Of course, we probably shouldn’t be surprised by Eldridge’s remarkably poor grasp of American geography, as he’s actually from Canada. Here’s an interesting nugget from Politico Pro:

Eldridge was born in Canada (he became a U.S. citizen in 2006) and grew up in Toledo, Ohio. … In 2005, while attending Deep Springs College—a rigorous two-year institution in the California desert where pupils take part in activities such as harvesting alfalfa fields and laying gopher traps—a student magazine wrote that Eldridge would "soon become an American to pursue a political career in this country."

One longtime resident of New York’s 19th district is absolutely disgusted by this Canuck's attempted infiltration and purchasing of his hometown’s seat in Congress.
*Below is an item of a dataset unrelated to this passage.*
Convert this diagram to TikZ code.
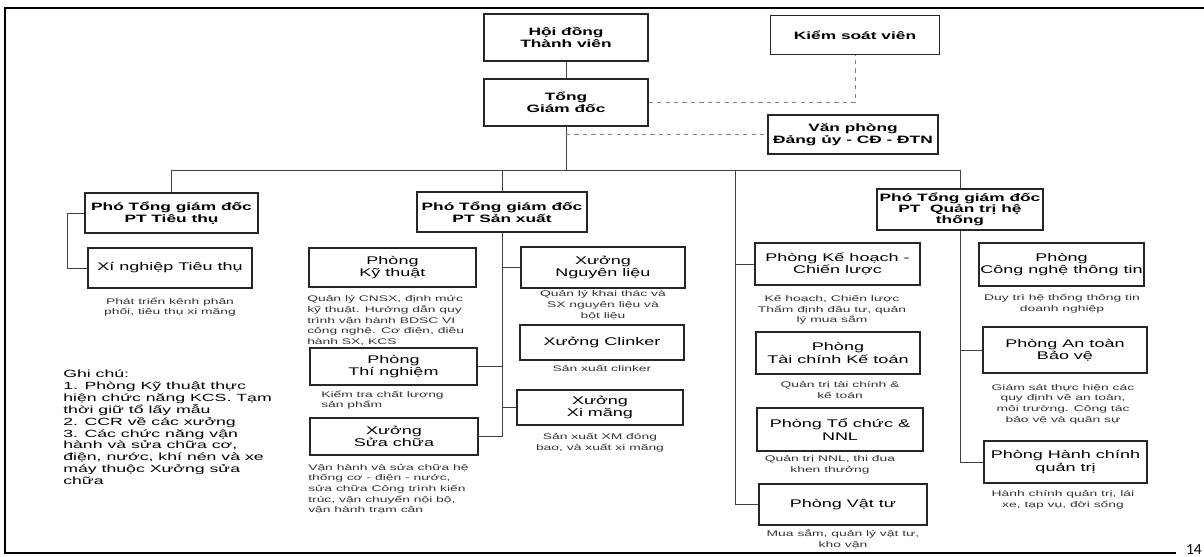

"As the Hudson Valley has become a popular weekend and summer spot for New York City millionaires, the fightin' 19th has worked to preserve its historic culture and serene character in the face of a flood of downstate tourists," said Lachlan Markay, who actually grew up in the district whose seat Eldridge is hoping to purchase. "As if that weren't difficult enough, it's now attracting Canadian spouses of California tech tycoons. I'm hard pressed to think of a person less in tune to the interests of residents of Rhinebeck, Hyde Park, Kingston, New Paltz, Red Hook, and the rest of the small, wonderful towns that Eldridge deigns to represent after less than two years in their company."